Eu pensei que a tolerância havia morrido e as pequenices da vida estavam esquecidas. Mas há sempre uma cena que rejuvenesce a nossa esperança.
Com o sol forte, a fila do ônibus virou uma confusão. Uns disputando a sombra com os outros. Em plena temporada de férias, lá estavam os nervos aflorados de todo mundo e lá se ia a educação que, suponho eu, já mal existe. Então, um rapaz engrossou a voz para mandar o início da fila colaborar com o resto dela. Pediu educação sem ter educação. Uma senhora, calmamente, resolveu alertá-lo de que era impossível colaborar mais - e realmente era. O rapaz, um tanto dono da verdade demais, não pensou duas vezes ao repreender a senhora. Uma cena típica dos dias atuais. A falta de gentileza nem marca mais horário. E parecia que não havia novidades naquela cena toda.

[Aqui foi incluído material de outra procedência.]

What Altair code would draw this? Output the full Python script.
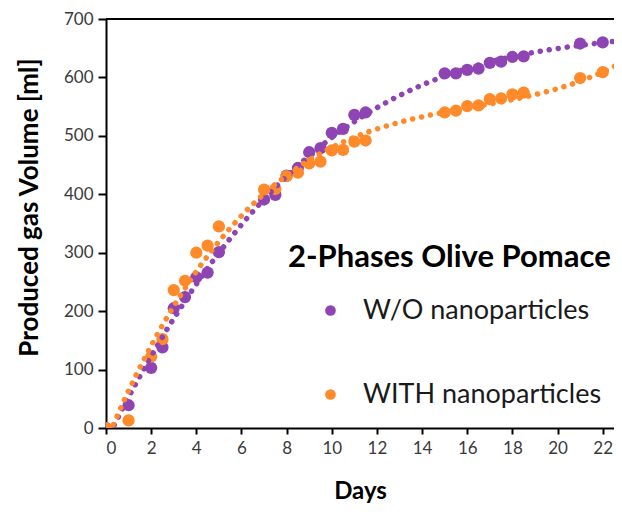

Enquanto isso, uma moça esperava por alguém próxima ao ponto. Olhava o relógio muitas vezes. Pensava eu que deveria ser alguém especial.
O ônibus finalmente chegou e as primeiras pessoas começaram a deixá-lo. Entre as últimas delas alguém atrai uns olhares a mais: um jovem com um buquê de flores. Ele ia um tanto atrapalhado entre o buquê e a própria mochila que carregava. Imediatamente, os olhos da moça que o aguardava do lado de fora começaram a brilhar. Eu entendi que ela o esperava, e ele já havia achado quem queria não naquele ponto esperando por ele, mas em algum outro dia em um encontro muito bonito da vida. Ela sorria, um riso nervoso, inesperado, mas apaixonado. Ele tentava suprir a falta de jeito com as flores e a situação com o gesto mais próprio. Não, ele não a beijou primeiramente: ele a abraçou. Porque os abraços são muitos mais do que os beijos. Os abraços unem qualquer alma. E ela correspondia ao abraço fortemente enquanto muitos em volta pararam o que faziam, desfizeram os semblantes sérios e distraídos para ver o que quase não se vê: o amor colocado em prática. Sem palavras, beijos ou gritos, o amor estava ali, naquele abraço. Soltaram-se e ele entregou a ela o buquê, falando algo rapidamente que mal deu para entender. Ela o pegou e parecia não lembrar mais nem onde estava. Eles sequer repararam nas pessoas que os observavam sorrindo e, certamente, admirando e até pensando nos buquês que não receberam ou deixaram de dar.
Eu sei que a vida não é um simples buquê de flores. Sei que às vezes muitos de nós acabamos por nos alterar em meio ao dia que cansa demais e cada um sabe da sua própria exaustão, é verdade. Mas havia algo naquelas pessoas olhando a cena que demonstrava o quanto cada um queria o seu buquê, fosse de quem fosse. Demonstrava que por mais carrancudas que fossem, esperavam as flores na sua vida. E um abraço também.
Não iremos ganhar flores todos os dias - nem dos outros e nem da vida. Não iremos celebrar o amor ou a gentileza em cada amanhecer, assim como sobreviveremos a muitos dias que parecerão impossíveis, mesmo sem uma mão para nos segurar. Não iremos ser um jardim. Mas bem que podemos distribuir as nossas flores em cada olhar, todo santo e cansativo dia. E quando menos se vê, a vida já está mais bonita. E a esperança de sermos maiores com o que é pequeno, vai crescendo aqui dentro.